◆ **What the task requires**
Give back the full listing verbatim, apart from its images.

start

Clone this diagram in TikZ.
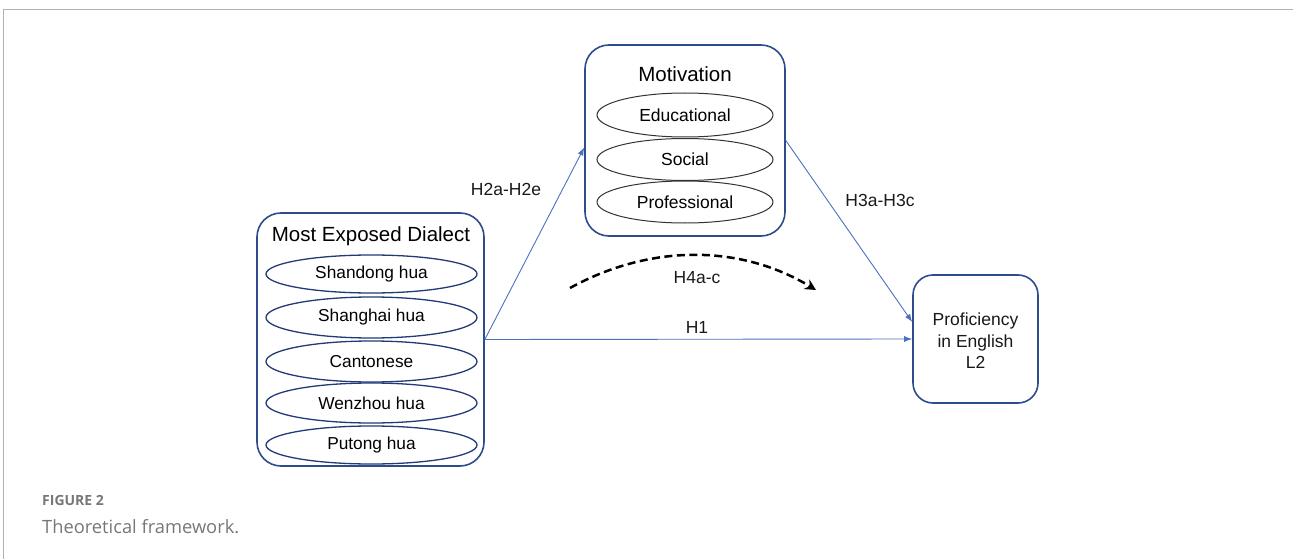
\documentclass[tikz,border=0pt]{standalone}
\usepackage{fontspec}
\setmainfont{Liberation Sans}
\newfontfamily\capfont{Open Sans}
\usetikzlibrary{arrows.meta,shapes.geometric}
\definecolor{boxblue}{HTML}{2E4C8C}
\definecolor{arrblue}{HTML}{4A72C0}
\definecolor{ellnavy}{HTML}{233A78}
\definecolor{capgray}{HTML}{777777}
\begin{document}
\begin{tikzpicture}[x=1pt,y=-1pt,
  bigbox/.style={draw=boxblue,line width=1.6pt,rounded corners=24pt,fill=white,inner sep=0pt},
  dell/.style={draw=ellnavy,line width=1.3pt,ellipse,minimum width=211pt,minimum height=38pt,inner sep=0pt,font=\fontsize{17.3}{20}\selectfont},
  mell/.style={draw=black!80,line width=1pt,ellipse,minimum width=176pt,minimum height=42pt,inner sep=0pt,font=\fontsize{17.5}{20}\selectfont},
  ttl/.style={font=\fontsize{20.5}{24}\selectfont,inner sep=0pt},
  lbl/.style={font=\fontsize{17.5}{20}\selectfont,inner sep=0pt,text=black!90},
  conn/.style={draw=arrblue,line width=0.9pt,-{Latex[length=8pt,width=6pt]}}
]
\useasboundingbox (0,0) rectangle (1293,559);
\draw[gray!60,line width=1pt] (3.5,559) -- (3.5,10) -- (1293,10);

% boxes
\node[bigbox,minimum width=227pt,minimum height=253pt] (dial) at (370.5,339.5) {};
\node[bigbox,minimum width=200pt,minimum height=191pt] (mot) at (685,140.5) {};
\node[bigbox,rounded corners=20pt,minimum width=125pt,minimum height=128pt] (prof) at (975.5,339) {};

% titles
\node[ttl] (dialt) at (371,236) {Most Exposed Dialect};
\node[ttl] (mott) at (685,74) {Motivation};
\node[lbl,align=center,font=\fontsize{17.5}{21.5}\selectfont] (proft) at (975.5,341) {Proficiency\\in English\\L2};

% dialect ellipses
\node[dell] (e1) at (371.5,274) {Shandong hua};
\node[dell,minimum height=41pt] (e2) at (371.5,317.5) {Shanghai hua};
\node[dell,minimum height=41pt] (e3) at (371.5,361.5) {Cantonese};
\node[dell,minimum height=40pt] (e4) at (371.5,403) {Wenzhou hua};
\node[dell] (e5) at (371.5,445) {Putong hua};

% motivation ellipses
\node[mell,minimum height=44pt] (m1) at (685,115) {Educational};
\node[mell] (m2) at (685,159.5) {Social};
\node[mell] (m3) at (685,202) {Professional};

% connectors
\draw[conn] (dial.east) -- ([yshift=-7pt]mot.west);
\draw[conn] (dial.east) -- (prof.west);
\draw[conn] (mot.east) -- ([yshift=17pt]prof.west);

% dashed curve
\coordinate (ds) at (570,288);
\coordinate (de) at (816,290);
\draw[black,line width=2.5pt,dash pattern=on 8pt off 4.5pt,-{Stealth[length=11pt,width=11pt]}] (ds) .. controls (650,244) and (740,244) .. (de);

% labels
\node[lbl] (h2) at (506,189) {H2a-H2e};
\node[lbl] (h3) at (880,200) {H3a-H3c};
\node[lbl] (h4) at (697,278) {H4a-c};
\node[lbl] (h1) at (697,327) {H1};

% caption
\node[anchor=west,inner sep=0pt,text=capgray,font=\capfont\bfseries\fontsize{14}{16}\selectfont] (fig) at (42,500) {FIGURE 2};
\node[anchor=west,inner sep=0pt,text=capgray,font=\capfont\fontsize{18.3}{22}\selectfont] (cap) at (42,527) {Theoretical framework.};
\end{tikzpicture}
\end{document}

end

◆ **Exercise solution**
Clone this diagram in TikZ.
\documentclass[tikz,border=0pt]{standalone}
\usepackage{fontspec}
\setmainfont{Liberation Sans}
\newfontfamily\capfont{Open Sans}
\usetikzlibrary{arrows.meta,shapes.geometric}
\definecolor{boxblue}{HTML}{2E4C8C}
\definecolor{arrblue}{HTML}{4A72C0}
\definecolor{ellnavy}{HTML}{233A78}
\definecolor{capgray}{HTML}{777777}
\begin{document}
\begin{tikzpicture}[x=1pt,y=-1pt,
  bigbox/.style={draw=boxblue,line width=1.6pt,rounded corners=24pt,fill=white,inner sep=0pt},
  dell/.style={draw=ellnavy,line width=1.3pt,ellipse,minimum width=211pt,minimum height=38pt,inner sep=0pt,font=\fontsize{17.3}{20}\selectfont},
  mell/.style={draw=black!80,line width=1pt,ellipse,minimum width=176pt,minimum height=42pt,inner sep=0pt,font=\fontsize{17.5}{20}\selectfont},
  ttl/.style={font=\fontsize{20.5}{24}\selectfont,inner sep=0pt},
  lbl/.style={font=\fontsize{17.5}{20}\selectfont,inner sep=0pt,text=black!90},
  conn/.style={draw=arrblue,line width=0.9pt,-{Latex[length=8pt,width=6pt]}}
]
\useasboundingbox (0,0) rectangle (1293,559);
\draw[gray!60,line width=1pt] (3.5,559) -- (3.5,10) -- (1293,10);

% boxes
\node[bigbox,minimum width=227pt,minimum height=253pt] (dial) at (370.5,339.5) {};
\node[bigbox,minimum width=200pt,minimum height=191pt] (mot) at (685,140.5) {};
\node[bigbox,rounded corners=20pt,minimum width=125pt,minimum height=128pt] (prof) at (975.5,339) {};

% titles
\node[ttl] (dialt) at (371,236) {Most Exposed Dialect};
\node[ttl] (mott) at (685,74) {Motivation};
\node[lbl,align=center,font=\fontsize{17.5}{21.5}\selectfont] (proft) at (975.5,341) {Proficiency\\in English\\L2};

% dialect ellipses
\node[dell] (e1) at (371.5,274) {Shandong hua};
\node[dell,minimum height=41pt] (e2) at (371.5,317.5) {Shanghai hua};
\node[dell,minimum height=41pt] (e3) at (371.5,361.5) {Cantonese};
\node[dell,minimum height=40pt] (e4) at (371.5,403) {Wenzhou hua};
\node[dell] (e5) at (371.5,445) {Putong hua};

% motivation ellipses
\node[mell,minimum height=44pt] (m1) at (685,115) {Educational};
\node[mell] (m2) at (685,159.5) {Social};
\node[mell] (m3) at (685,202) {Professional};

% connectors
\draw[conn] (dial.east) -- ([yshift=-7pt]mot.west);
\draw[conn] (dial.east) -- (prof.west);
\draw[conn] (mot.east) -- ([yshift=17pt]prof.west);

% dashed curve
\coordinate (ds) at (570,288);
\coordinate (de) at (816,290);
\draw[black,line width=2.5pt,dash pattern=on 8pt off 4.5pt,-{Stealth[length=11pt,width=11pt]}] (ds) .. controls (650,244) and (740,244) .. (de);

% labels
\node[lbl] (h2) at (506,189) {H2a-H2e};
\node[lbl] (h3) at (880,200) {H3a-H3c};
\node[lbl] (h4) at (697,278) {H4a-c};
\node[lbl] (h1) at (697,327) {H1};

% caption
\node[anchor=west,inner sep=0pt,text=capgray,font=\capfont\bfseries\fontsize{14}{16}\selectfont] (fig) at (42,500) {FIGURE 2};
\node[anchor=west,inner sep=0pt,text=capgray,font=\capfont\fontsize{18.3}{22}\selectfont] (cap) at (42,527) {Theoretical framework.};
\end{tikzpicture}
\end{document}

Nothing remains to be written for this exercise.